Friday, October 7, 2016

Vases from Leaves


Leaf Bowl and picture by HelloLucky

 You could also collect leaves that have survived the winter in fairly good shape and form 'vases' with glue and balloons. They are delicate, but beautiful. They could be used as a Mother's Day present.

1. Collect leaves from around the school, or have the children bring them in from home. All the same, or at least the same size works well, but is not necessary. Have students identify the kind of tree they came from.

2. Give each student a small water balloon, the kind used in water balloon fights. They tend to be smaller.  Blow up the balloon and tie it off. Use cut off cardboard tubes or little cups to hold the balloons as your students work on them. Putting their names on the tube or cup will help identify to whom the vase belongs. Place the balloon, knot side up on top the cup or tube.

3. Mix about a quarter cup of glue with about three tablespoons of water in a bowl for each student. 

4.Very carefully dip the leaves in glue solution.  Apply them to the balloon. Use the natural curve of the leaves to meet the shape of the balloon. Go around the balloon placing leaves. Do not cover the top of the balloon. This will be the vase opening. Work around the knot of the balloon, leaving it sticking out as you will cut it off later. Do only one layer, one leaf overlapping the other.

5. Let dry. When completely dry. Spray or paint over with lacquer or other finishing product that gives a slight glaze. This may be a job just for a grown up, since these glazes can be harmful as far as fumes are concerned.  You may like to add a tiny bit of glitter to give the vase some pop. You may do this before the glaze dries so the sparklies will stick.

6. Carefully stick the balloon with a screwer or other sharp object. This can be a fun part for the kids besides getting all messy with glue. Hold onto the balloon knot as you pop it. Very, Very carefully remove the balloon from inside the vase.

7. Set the vase down and help form a flat surface on the bottom or knot side. You may want to glaze and glitter the inside of vase. Let dry.

8. Place the vase in a lit window so the light shining through will show the real beauty of the leaves.  Put in a box that is close to the vase size. Send home wrapped as a Mother's Day present or just send home in the box to keep it safe.




Like it?

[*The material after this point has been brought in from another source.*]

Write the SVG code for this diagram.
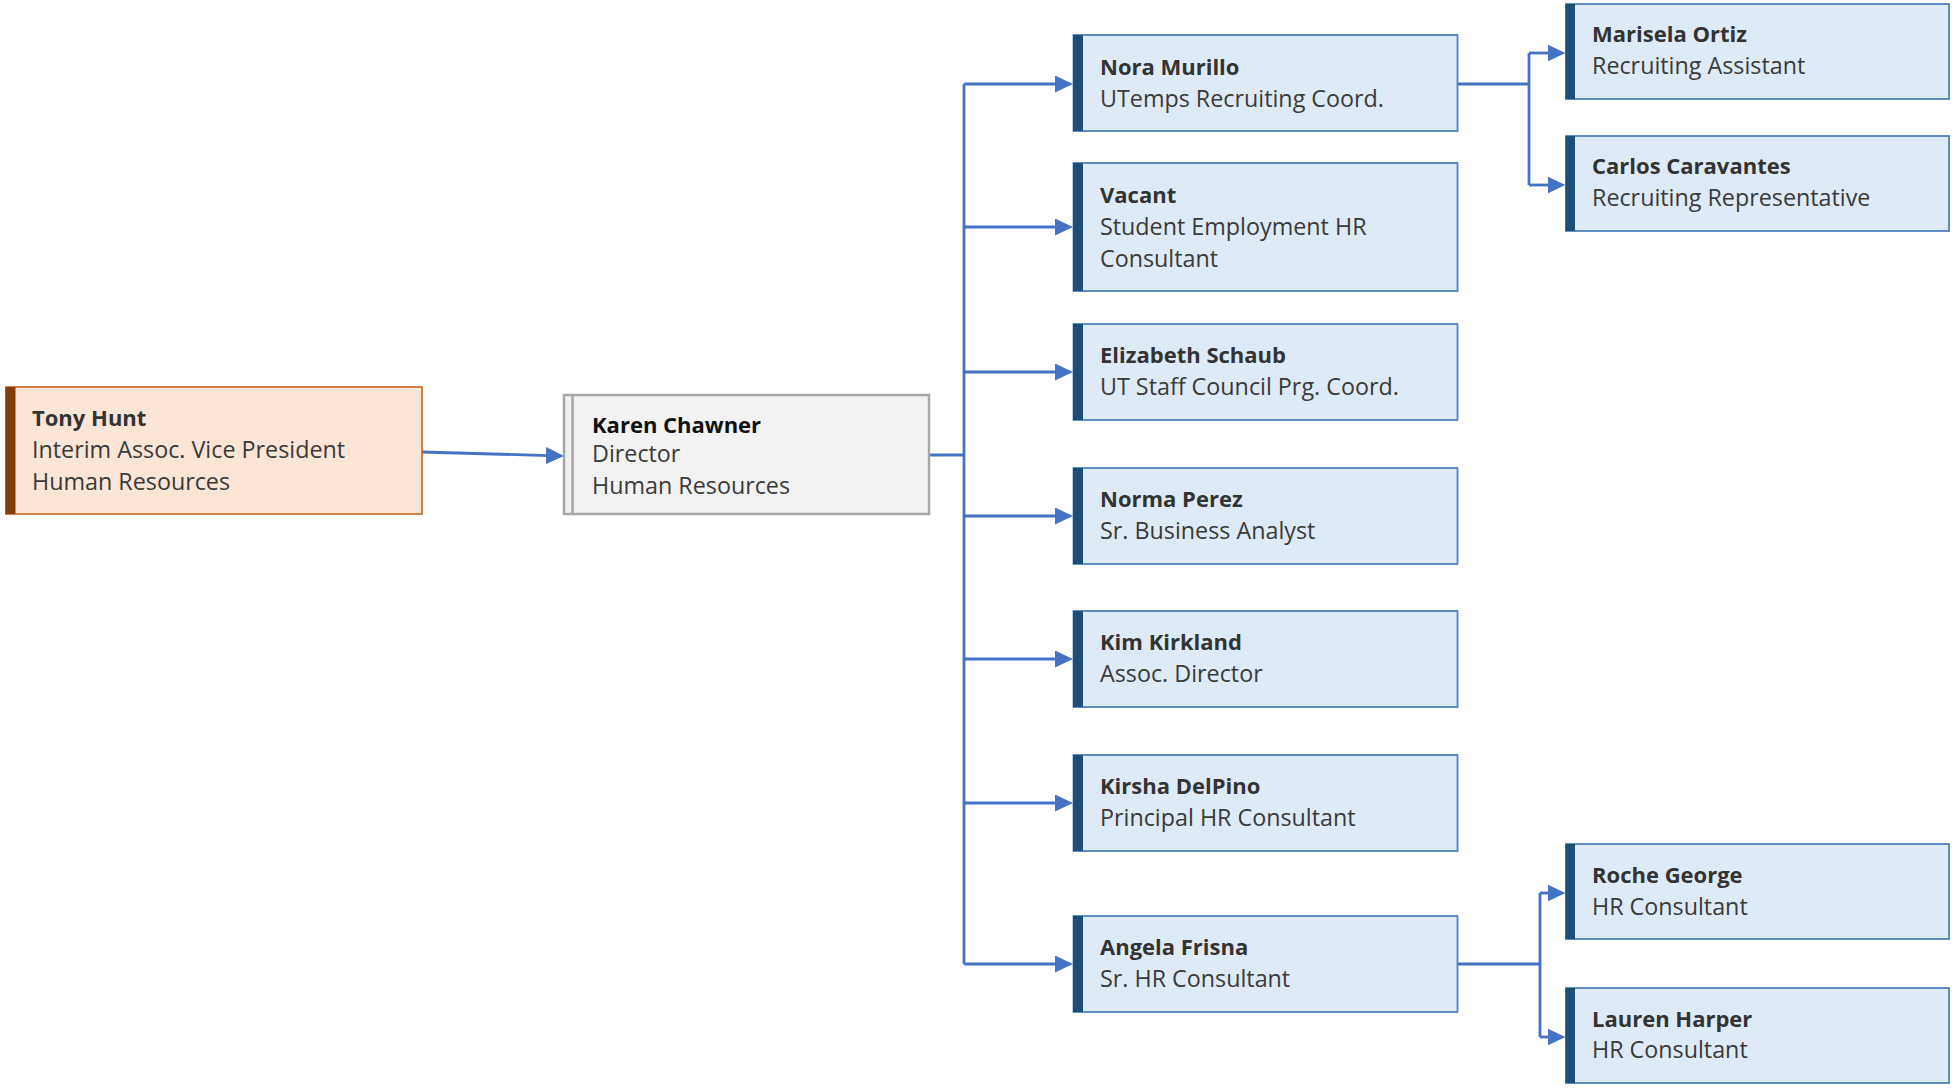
<svg xmlns="http://www.w3.org/2000/svg" width="1956" height="1089" viewBox="0 0 1956 1089">
<style>
  .bg{fill:#ffffff}
  .blue{fill:#DEEAF6;stroke:#4F81BD;stroke-width:1.8}
  .bar{fill:#1F4E79}
  .peach{fill:#FBE5D6;stroke:#C55A11;stroke-width:1.5}
  .pbar{fill:#843C0C}
  .gray{fill:#F2F2F2;stroke:#A6A6A6;stroke-width:2.5}
  .gline{stroke:#A6A6A6;stroke-width:2.5;fill:none}
  .name{font-family:"Open Sans","Noto Sans",sans-serif;font-size:22px;font-weight:bold;fill:#333333}
  .title{font-family:"Open Sans","Noto Sans",sans-serif;font-size:23.3px;fill:#3A3A3A}
  .conn{stroke:#4472C4;stroke-width:2.8;fill:none}
</style>
<defs>
  <marker id="arr" markerUnits="userSpaceOnUse" markerWidth="18" markerHeight="17" viewBox="0 0 18 17" refX="3" refY="8.5" orient="auto">
    <path d="M0,0 L18,8.5 L0,17 Z" fill="#4472C4"/>
  </marker>
</defs>
<rect class="bg" x="0" y="0" width="1956" height="1089"/>

<g id="connectors">
  <path class="conn" d="M422,452 L549,455.6" marker-end="url(#arr)"/>
  <path class="conn" d="M929,455 H964 M964,84 V964"/>
  <path class="conn" d="M964,84 H1058" marker-end="url(#arr)"/>
  <path class="conn" d="M964,227 H1058" marker-end="url(#arr)"/>
  <path class="conn" d="M964,372 H1058" marker-end="url(#arr)"/>
  <path class="conn" d="M964,516 H1058" marker-end="url(#arr)"/>
  <path class="conn" d="M964,659 H1058" marker-end="url(#arr)"/>
  <path class="conn" d="M964,803 H1058" marker-end="url(#arr)"/>
  <path class="conn" d="M964,964 H1058" marker-end="url(#arr)"/>
  <path class="conn" d="M1457,84 H1529 M1529,53 V185"/>
  <path class="conn" d="M1529,53 H1550.5" marker-end="url(#arr)"/>
  <path class="conn" d="M1529,185 H1550.5" marker-end="url(#arr)"/>
  <path class="conn" d="M1457,964 H1540 M1540,893 V1037"/>
  <path class="conn" d="M1540,893 H1550.5" marker-end="url(#arr)"/>
  <path class="conn" d="M1540,1037 H1550.5" marker-end="url(#arr)"/>
</g>

<g id="tony-hunt">
  <rect class="peach" x="6" y="387" width="416" height="127"/>
  <rect class="pbar" x="5.5" y="387" width="10" height="127"/>
  <text class="name" x="32" y="426">Tony Hunt</text>
  <text class="title" x="32" y="458">Interim Assoc. Vice President</text>
  <text class="title" x="32" y="490">Human Resources</text>
</g>

<g id="karen-chawner">
  <rect class="gray" x="564" y="395" width="365" height="119"/>
  <line class="gline" x1="572.5" y1="395" x2="572.5" y2="514"/>
  <text class="name" x="592" y="433" style="fill:#111111">Karen Chawner</text>
  <text class="title" x="592" y="462">Director</text>
  <text class="title" x="592" y="494">Human Resources</text>
</g>

<g id="nora-murillo">
  <rect class="blue" x="1073.5" y="35" width="384" height="96"/>
  <rect class="bar" x="1073" y="35" width="10" height="96"/>
  <text class="name" x="1100" y="75">Nora Murillo</text>
  <text class="title" x="1100" y="107">UTemps Recruiting Coord.</text>
</g>

<g id="vacant">
  <rect class="blue" x="1073.5" y="163" width="384" height="128"/>
  <rect class="bar" x="1073" y="163" width="10" height="128"/>
  <text class="name" x="1100" y="203">Vacant</text>
  <text class="title" x="1100" y="235">Student Employment HR</text>
  <text class="title" x="1100" y="267">Consultant</text>
</g>

<g id="elizabeth-schaub">
  <rect class="blue" x="1073.5" y="324" width="384" height="96"/>
  <rect class="bar" x="1073" y="324" width="10" height="96"/>
  <text class="name" x="1100" y="363">Elizabeth Schaub</text>
  <text class="title" x="1100" y="395">UT Staff Council Prg. Coord.</text>
</g>

<g id="norma-perez">
  <rect class="blue" x="1073.5" y="468" width="384" height="96"/>
  <rect class="bar" x="1073" y="468" width="10" height="96"/>
  <text class="name" x="1100" y="507">Norma Perez</text>
  <text class="title" x="1100" y="539">Sr. Business Analyst</text>
</g>

<g id="kim-kirkland">
  <rect class="blue" x="1073.5" y="611" width="384" height="96"/>
  <rect class="bar" x="1073" y="611" width="10" height="96"/>
  <text class="name" x="1100" y="650">Kim Kirkland</text>
  <text class="title" x="1100" y="682">Assoc. Director</text>
</g>

<g id="kirsha-delpino">
  <rect class="blue" x="1073.5" y="755" width="384" height="96"/>
  <rect class="bar" x="1073" y="755" width="10" height="96"/>
  <text class="name" x="1100" y="794">Kirsha DelPino</text>
  <text class="title" x="1100" y="826">Principal HR Consultant</text>
</g>

<g id="angela-frisna">
  <rect class="blue" x="1073.5" y="916" width="384" height="96"/>
  <rect class="bar" x="1073" y="916" width="10" height="96"/>
  <text class="name" x="1100" y="955">Angela Frisna</text>
  <text class="title" x="1100" y="987">Sr. HR Consultant</text>
</g>

<g id="marisela-ortiz">
  <rect class="blue" x="1566" y="4" width="383" height="95"/>
  <rect class="bar" x="1565.5" y="4" width="9.5" height="95"/>
  <text class="name" x="1592" y="42">Marisela Ortiz</text>
  <text class="title" x="1592" y="74">Recruiting Assistant</text>
</g>

<g id="carlos-caravantes">
  <rect class="blue" x="1566" y="136" width="383" height="95"/>
  <rect class="bar" x="1565.5" y="136" width="9.5" height="95"/>
  <text class="name" x="1592" y="174">Carlos Caravantes</text>
  <text class="title" x="1592" y="206">Recruiting Representative</text>
</g>

<g id="roche-george">
  <rect class="blue" x="1566" y="844" width="383" height="95"/>
  <rect class="bar" x="1565.5" y="844" width="9.5" height="95"/>
  <text class="name" x="1592" y="883">Roche George</text>
  <text class="title" x="1592" y="915">HR Consultant</text>
</g>

<g id="lauren-harper">
  <rect class="blue" x="1566" y="988" width="383" height="95"/>
  <rect class="bar" x="1565.5" y="988" width="9.5" height="95"/>
  <text class="name" x="1592" y="1027">Lauren Harper</text>
  <text class="title" x="1592" y="1058">HR Consultant</text>
</g>
</svg>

Leave a comment below.


    Earth Day Pennant Necklace

This calls for the help of an adult with an oven or toaster oven, but it is well worth the trouble. 

Materials needed: Polymer clay, blue, green, white, red, tooth picks, large jewelry rings, small pieces of foil to work on.

Give each student a piece of blue polymer clay that will flatten out to a little bit bigger than a round quarter. Have the students work the polymer into a ball, then flatten. It will naturally form a round piece about 1/8 thick or a little bit thicker than a quarter.

Turn the blue circle over. Have the students use the toothpick to write their initials and 2015 or Earth Day 2015 on the back of the round. Do this very lightly. Do not press hard. You just want the letters on the back not pressing through to the front.

Give the students a little bit of green clay. Have them make shapes that resemble land or the continents. 

Give them a smaller piece of white clay to make ice caps at the poles and white streaks that can be water or clouds.

Remind students to keep the piece as flat as possible. 

Give the students a smaller, yet, piece of red clay to make a tiny heart that they can place anywhere on the "Earth".

Poke a small hole near the top of the Earth with the toothpick just big enough to accommodate the jewelry finding which is a metal ring. 

Have the students place their pennant with the foil on a cookie sheet. Bake the Earths at 340F degrees for one half hour. The Earths should be solid and have a plastic feel.  Let cool. 

Give students one large jewelry loop finding.  Have them bend the opening of the ring so they will be able to slip it through the hole in the pennant. Depending on your students' dexterity skills, you might want to do this yourself. If you plan to string the pendent on a piece of string or leather, close the loop. If you want to use a chain, do not close the loop and follow the chair directions which follow. 


You will close the loop once you slide a chain through the loop so it hangs from one of the links in the chain. You can find the middle of the chain, but holding the chain so the two ends meet. The opposite side of the chain from where the ends meet, is your center of the chain. It is best to put the ring at this point as it will be centered.  Close the loop. 

 The length of chain or string should be the size so that it will easily pass over the students' heads.  Or, depending on the skill of your students, you may want to have them add clawfoot closures to the end.  I prefer to make it the size a little bigger than their heads so that it saves the cost of the clawfoot closures.

There you have a keepsake to remember Earth Day 2015 which can be warn on future Earth Days, or everyday, because Earth Day is EVERY Day!